Three hour bus ride to Oslo leaving at 9.10am where we plan to delve into our family history. Pretty much rained the whole trip but eased off for our arrival in Oslo. A change from the endlessly flat cropping land of yesterday to forested hills and rock formations that show the often perfectly vertical striations of their 400 million year history = another fascinating scenic trip. The roadside wild flowers no longer red poppies but purple lupins, white daises and something yellow. As yesterday and reported on by Tim, Volvo’s are the most common cars on the road followed by Audi then Beema.


Anders Christian Thoresen our great, great grandfather, was born 19 July 1829, and once married lived at 274 Bentzegaden, Gamle Akers, Christiana (now Oslo), which is long gone and there is some confusion as to where the location of the house was but we know it was close to the church. We visited the two possible options after being directed to them by a lady at the church, one now a modern development of high rise apartment buildings with an empty plot where we feel the original house was at 274 Bentzegaden now called Bentsegata - photo of this a couple of pages on with the black gates.

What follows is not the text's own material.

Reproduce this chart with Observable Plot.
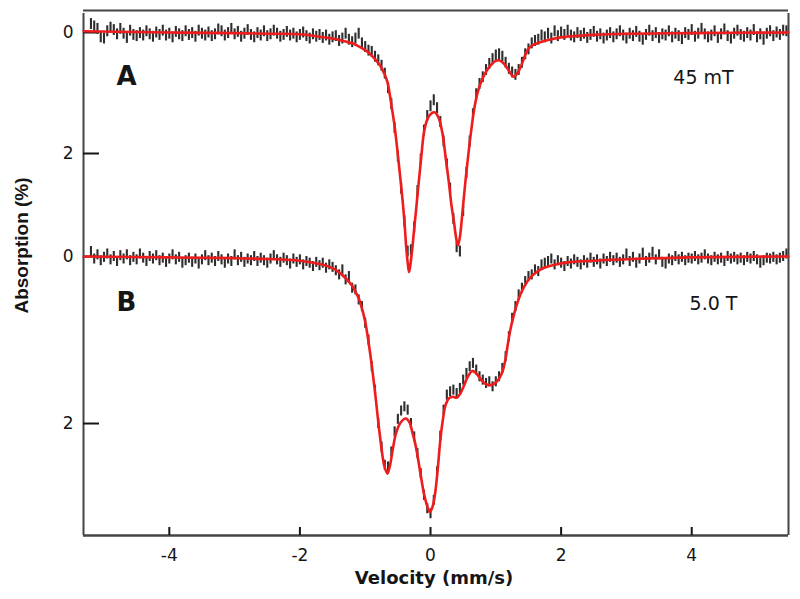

Anders married Olia (Lena) Olsdatter in the Old Aker Church, Oslo 4 September 1859, they immigrated to NZ on the Hovding, arriving in Napier 1 July 1872. A really unusual church where we lucked up again, coinciding our visit with it’s weekly opening hours. Strikingly austere making the fittings really stand out, the church site dates

back to early 1100’s with little of the original is in the current structure. We spent ages checking out the headstones, finding three Thoresen ones, now have to research if rellies - one named Finn !

Although the old family home no longer exists, I have added some shots of the few remaining wooden houses from the area the house was thought to be in, that date back to the right era. The first from the same street the church is in - Akersbakken, and the rest from Bengsegata which we were told is the modern translation from Bentzegaden.